Interporti e sostenibilità
Di interporti ha parlato Gianfranco De Angelis, segretario generale della UIR (Unione Interporti Riuniti). “L’interporto di Catania sta provando a sviluppare e potenziare il trasporto ferroviario e l’intermodalità, ma paga la difficoltà di avere infrastrutture obsolete. Importante sarebbe poter contare su un altro interporto, come potrebbe essere quello di Termini Imerese, per avere un avamposto anche dall’altra parte dell’isola. Tecnologie all’avanguardia, digitalizzazione e formazione di alto livello dovrebbero essere i cardini di un modello di sviluppo tarato sulle specificità della Sicilia”.

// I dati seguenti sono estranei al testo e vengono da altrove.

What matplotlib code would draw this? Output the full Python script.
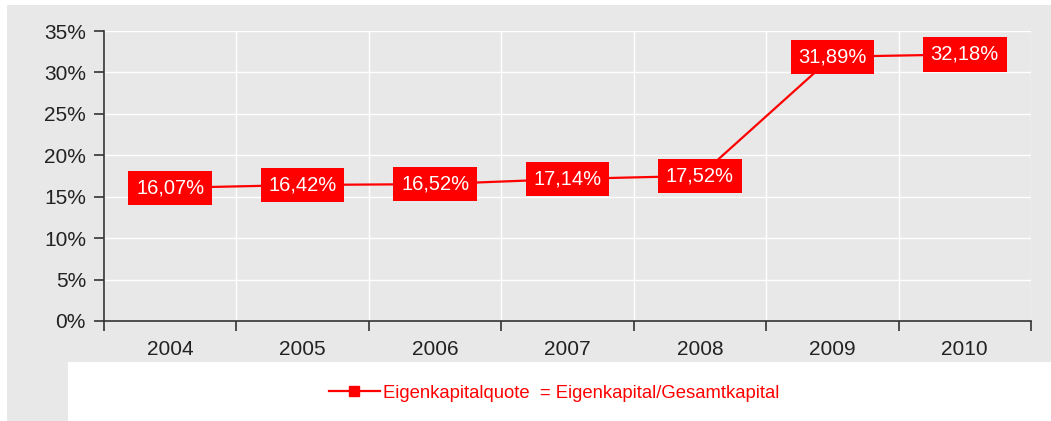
import matplotlib
matplotlib.use("Agg")
import matplotlib.pyplot as plt
from matplotlib.patches import Rectangle
from matplotlib.ticker import FuncFormatter, MultipleLocator

plt.rcParams['font.family'] = ['Liberation Sans', 'DejaVu Sans']

years = ["2004", "2005", "2006", "2007", "2008", "2009", "2010"]
quote = [16.07, 16.42, 16.52, 17.14, 17.52, 31.89, 32.18]
series_label = "Eigenkapitalquote  = Eigenkapital/Gesamtkapital"

W, H = 1051, 421
fig = plt.figure(figsize=(W / 100, H / 100), dpi=100, facecolor="white")

bg = "#E8E8E8"
red = "#FF0000"
# panel background (upper block plus left strip beside the legend)
fig.patches.append(Rectangle((7 / W, 1 - 362 / H), 1 - 7 / W, (362 - 5) / H,
                             transform=fig.transFigure, facecolor=bg, edgecolor="none", zorder=-5))
fig.patches.append(Rectangle((7 / W, 0), (68 - 7) / W, 1 - 362 / H + 0.001,
                             transform=fig.transFigure, facecolor=bg, edgecolor="none", zorder=-5))

ax = fig.add_axes([104 / W, 1 - 321 / H, (1031 - 104) / W, (321 - 31) / H])
ax.set_facecolor(bg)

x = list(range(len(years)))
line, = ax.plot(x, quote, color=red, lw=1.6, marker="s", markersize=7, zorder=3,
                label=series_label)

for xi, v in zip(x, quote):
    ax.text(xi, v, f"{v:.2f}".replace(".", ",") + "%", ha="center", va="center",
            color="white", fontsize=14.5, zorder=5,
            bbox=dict(boxstyle="square,pad=0.38", facecolor=red, edgecolor="none"))

ax.set_xlim(-0.5, len(years) - 0.5)
ax.set_ylim(0, 35)
ax.yaxis.set_major_locator(MultipleLocator(5))
ax.yaxis.set_major_formatter(FuncFormatter(lambda v, p: f"{v:.0f}%"))

# category boundaries for ticks and vertical grid
bounds = [i - 0.5 for i in range(len(years) + 1)]
ax.set_xticks(bounds)
ax.set_xticklabels([])
ax.set_xticks(x, minor=True)
ax.set_xticklabels(years, minor=True)
ax.tick_params(axis="x", which="minor", length=0, pad=14, labelsize=15, labelcolor="#222222")
ax.tick_params(axis="x", which="major", length=7, width=1.2, color="#333333", direction="out")
ax.tick_params(axis="y", length=7, width=1.2, color="#333333", labelsize=15,
               labelcolor="#222222", pad=6)

ax.grid(True, which="major", color="white", lw=1.0)
ax.set_axisbelow(True)
for s in ("top", "right"):
    ax.spines[s].set_visible(False)
for s in ("left", "bottom"):
    ax.spines[s].set_color("#333333")
    ax.spines[s].set_linewidth(1.2)

leg = fig.legend(handles=[line], loc="center", bbox_to_anchor=(554 / W, 1 - 393 / H),
                 frameon=False, fontsize=13.3, handlelength=2.8, handletextpad=0.15)
for t in leg.get_texts():
    t.set_color(red)

fig.savefig("out.png", dpi=100, facecolor="white")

Concreto e pragmatico è l’approccio di Daniele Testi, presidente dell’associazione SOS LOGistica, focalizzata sulla promozione di logiche di sostenibilità nel settore. “Dobbiamo domandarci se la Sicilia ha bisogno di logistica di quantità o di qualità. Bisognerebbe, a mio avviso, puntare su una logistica di qualità. E sulla sostenibilità, che automaticamente si traduce in competitività”. E sul progetto del ponte: “Dovremmo piuttosto chiederci se ci sono le risorse per quel tipo di infrastruttura. Va prima potenziato il trasporto portuale e intermodale, per esempio. Per avere uno sviluppo reale, vanno adottati modelli di creazione di valore in ottica futura in grado di ridurre l’impatto economico, sociale e ambientale delle aziende”.